Contribution model, triage framework, and maturity roadmap.
Conditional routing, variable manipulation, and parallel branches powering the intake infrastructure.
I set up the governance infrastructure so any team member can run it. Every automated flow, every service account, every shared channel was configured with team continuity in mind. The intake pipeline runs whether I am there or not.
Not everything needs to be settled before V1 ships. The 7-3-3 split (7 locked, 3 deferred, 3 evolving) let stakeholders trust that the foundation was solid, while being honest that some decisions need real use before anyone can call them final.
The token consolidation was also a reminder to build accessibility in at the foundation, not bolt it on later. I checked WCAG 2.1 AA contrast across every semantic surface and text token pairing.
Wiring up the Figma Enterprise API webhooks would be a strong next step. Watching for new libraries the moment they are created would stop sprawl creeping back in while the consolidation is still underway.
I would also spend more time early on agreeing a shared vocabulary with the native development team. Sorting out semantic naming together, sooner, saves a lot of back-and-forth at handoff.
Design systems grow faster than the rules that govern them. Teams ship.

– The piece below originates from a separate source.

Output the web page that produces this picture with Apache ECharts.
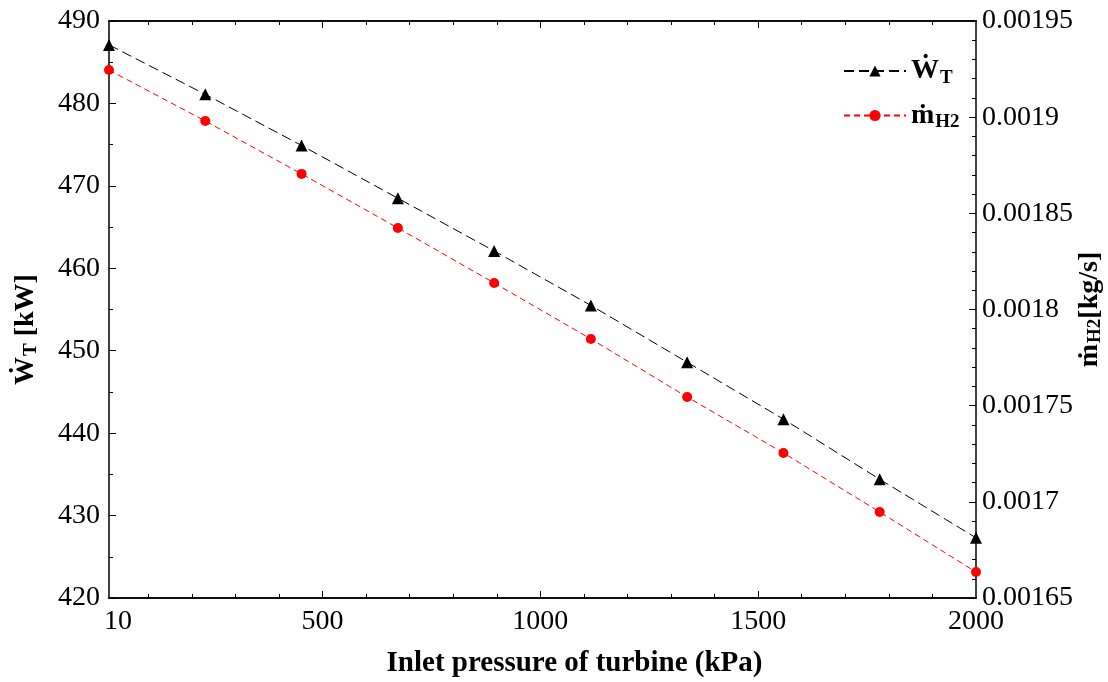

Libraries multiply. Before you know it, there are more than anyone expected. This is normal. It happens to every maturing system.
The team focused on shipping and supporting the business. Process and documentation lagged behind, normal for a young team doing their job well.
How things work lived in people's heads, not documentation. The answer you got depended on who you asked.
Eight scattered intake channels with no formal process. Requests captured manually, nothing tracked, nothing triaged.
“Who decides?” had a different answer depending on which team you asked. Conflicts resolved by whoever was loudest.
1,714 tokens, 415 alpha variants, 27 colour families. Each brand and platform built its own layer instead of sharing primitives.
Friday meetings burning hours of senior time. Requests routed by memory, not process, with no SLA tracking.